Outrossim, a função de assistência jurídica não é atividade privativa do estado, pois não se insere nas funções de poder de império, mas na de função social, logo não é de aspecto punitivo ou de responsabilização, devendo as normas serem interpretadas de forma ampliativa em favor do cidadão.

Importante destacar que não se pode confundir serviço de assistência jurídica com defensoria municipal, mas tem sido muito comum em razão da maciça propaganda do Ministério da Justiça.  Em suma, assistência jurídica é o serviço e defensoria é Instituição. A situação é semelhante à Anatel (Instituição/órgão) e normas de proteção do usuário de serviço telefônico (focadas no serviço), embora deontologicamente possam ter pontos comuns, são ontologicamente situações diversas.

No tocante à defensoria, a Constituição Federal estipulou a existência na área federal e estadual no artigo 134,  mas no âmbito municipal incorreu no “silêncio eloquente”.  No entanto, quanto ao serviço de assistência jurídica este deve ser  amplo com  base no Estado Democrático de Direito e sua função social.

O município pode prestar relevante serviço de assistência jurídica em temas fundamentais como infância, adolescência, juventude, mulher vitima de violência, saúde, consumidor, questão fundiária urbana e rural, idoso, educação, registros públicos, mediação e vários outros, logo é inconcebível falar-se em “acesso à justiça”, mas buscar interpretações restritivas do acesso ao serviço.

Contudo, se o município por equívoco nominou o serviço de assistência jurídica como “defensoria municipal”, basta através de uma interpretação conforme a Constituição adequar a expressão, ou então, até mesmo alterar a nomenclatura pela via legislativa municipal.  O serviço de assistência jurídica municipal deve ser exercido por advogados devidamente inscritos na OAB.

Dessa forma, observa-se que a assistência jurídica pelo município é uma espécie de “assistência pública” (art. 23, II, da CF) e um assunto de interesse local (art. 30, I,da CF), na área de direitos fundamentais, logo deve a interpretação ser ampliativa e não restritiva em prol do cidadão para concluir no sentido da possibilidade de legislar sobre assistência jurídica municipal, afinal o município também detém autonomia constitucional.

O município irá legislar sobre “assistência jurídica” de forma suplementar à legislação concorrente federal e estadual, no que couber, conforme artigo 30, inciso II,  para atender assunto de interesse local, tendo liberdade para definir em lei municipal sobre a forma que irá prestar o serviço de assistência jurídica municipal, bem como as matérias prioritárias, renda, estrutura e outros dados.
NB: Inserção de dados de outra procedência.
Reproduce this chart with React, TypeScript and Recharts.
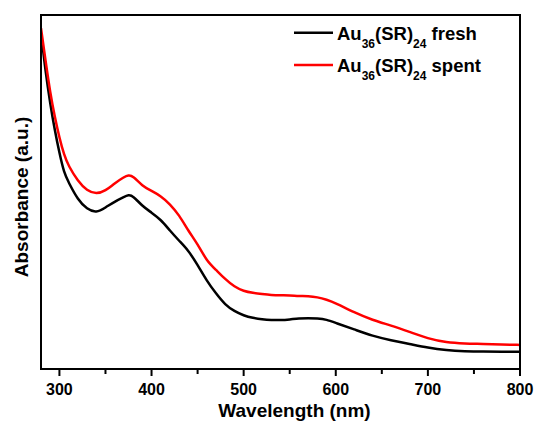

Nesse sentido, a questão resolve pelo meio tradicional de interpretação da Constituição, pois pela interpretação literal observa-se que o texto permite ao município a competência suplementar para legislar. Pela interpretação teleológica  a Constituição Federal tem como objetivo ampliar o atendimento ao cidadão e não criar monopólios e pela interpretação sistêmica verifica-se que a conjugação dos artigos 5º, LXXIV;  23, II;  24, XIII e 30, I e II; criam uma espécie de sistema de assistência jurídica pública.

Portanto, município pode e deve (poder-dever) legislar sobre “assistência jurídica” desde que obedecendo às normas federais e do seu estado, ou seja, competência suplementar, assim como faz na área direito  tributário econômico, urbanístico, educação, cultura e outros. Afinal, tem o dever constitucional de prestar o serviço de assistência jurídica, conforme artigo 5º, LXXIV, em consonância, com o artigo 23, II, 2ª figura, ambos da Constituição Federal.